About 24 stores — now called Design Centers, reflecting the network’s new focus on its design services — opened in the past fiscal year, including 14 in the United States. Another 16 are under construction or scheduled to be built in the current fiscal year, which started in July.

Despite the openings, the manufacturer and retailer’s store count has remained stable in recent years, since about as many are closing or consolidating as are opening.

Chairman and CEO Farooq Kathwari said that with the accent on design services, the new Ethan Allen is becoming more of a destination store and can serve a larger area.

“As an interior design company, we are not necessarily in the business of selling furniture as a commodity,” Kathwari said in an interview.

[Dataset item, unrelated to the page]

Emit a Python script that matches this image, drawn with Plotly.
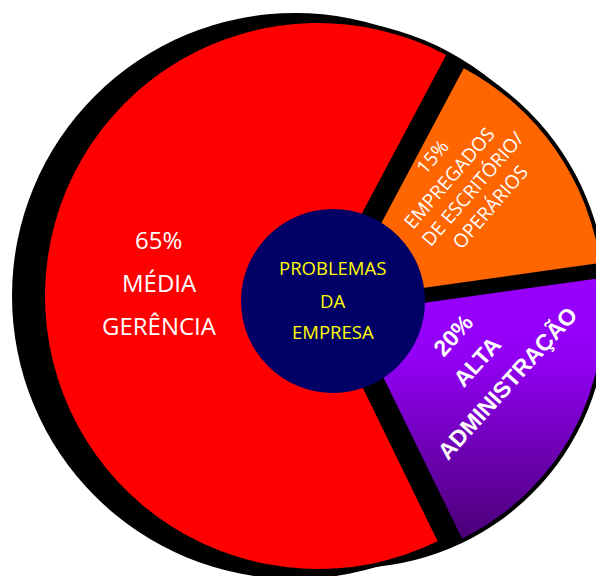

That means that unlike the grocery business, for instance, the company doesn’t have to rely on having storefronts on every busy corner. Today’s Ethan Allen consumer will drive 30 minutes or more to take advantage of what the store has to offer, he said.

Still, he concedes that some independent retailers are leaving the Ethan Allen fold because they don’t want to invest in new stores, or have “philosophical differences” with management.

One point of disagreement has been the company’s three-year-old everyday-low-price policy, posting actual prices rather than inflated manufacturer’s suggested retail prices, which allow for discounts. And some retailers are more comfortable selling furniture in the traditional furniture sense rather than promoting design.

Some leave the organization simply to retire, he said.

“The Ethan Allen dealer network is a very mature network. The average association (with retailers) we now have is about 35 years,” said Kathwari.

In the past two-and-a-half years, the makeup of the Ethan Allen network has shifted toward more company-owned stores and fewer independents. In early 2005, the company had 123 company-owned and 190 dealer-owned units, but today there are about 158 company stores and 144 independents. (The latter number excludes eight stores that recently closed or converted to a different format, or are in the process of closing.)

Sales from company-owned stores in the latest quarter ended Sept. 30 rose 10.1% from the same period last year to $182.8 million. The gain was entirely due to newly opened (including relocations) or acquired stores, as same-store sales declined slightly.

Kathwari said that about 180 stores, roughly 60% of the total, have been relocated in the past 15 years.

In some markets, stores have consolidated. He said a Virginia Beach, Va., independent dealer, for example, opened “a very well-placed design center” and closed two smaller stores, and now does more than double the business it did before. In Independence, Mo., a company-owned store was closed in order to consolidate its business into a new store in nearby Kansas City.

“You’re going to see more of those,” he said.

Another key element in Ethan Allen’s retail strategy is personnel. In addition to his CEO duties, Kathwari says he has taken on the role of chief recruiting officer for the past two-and-a-half years, personally working with management to review and approve key hirings. In that period, the stores have added 300 project managers and 1,400 designers.

The company also has invested heavily in its design consultant training program, which brings groups to the Danbury headquarters. In the last fiscal year, 700 graduated from the program.

“They get immersed in our culture. They understand our design. They understand the quality, credibility and the integrity of our organization,” said Kathwari.

About 200 veteran designers also have been visiting headquarters each month to promote the “buy in” to become a company based on providing design solutions. They leave better informed and more motivated, he said.

Ethan Allen is promoting the design message in its consumer advertising. It’s also rebuilding its Web site and hopes to launch the new version in the spring.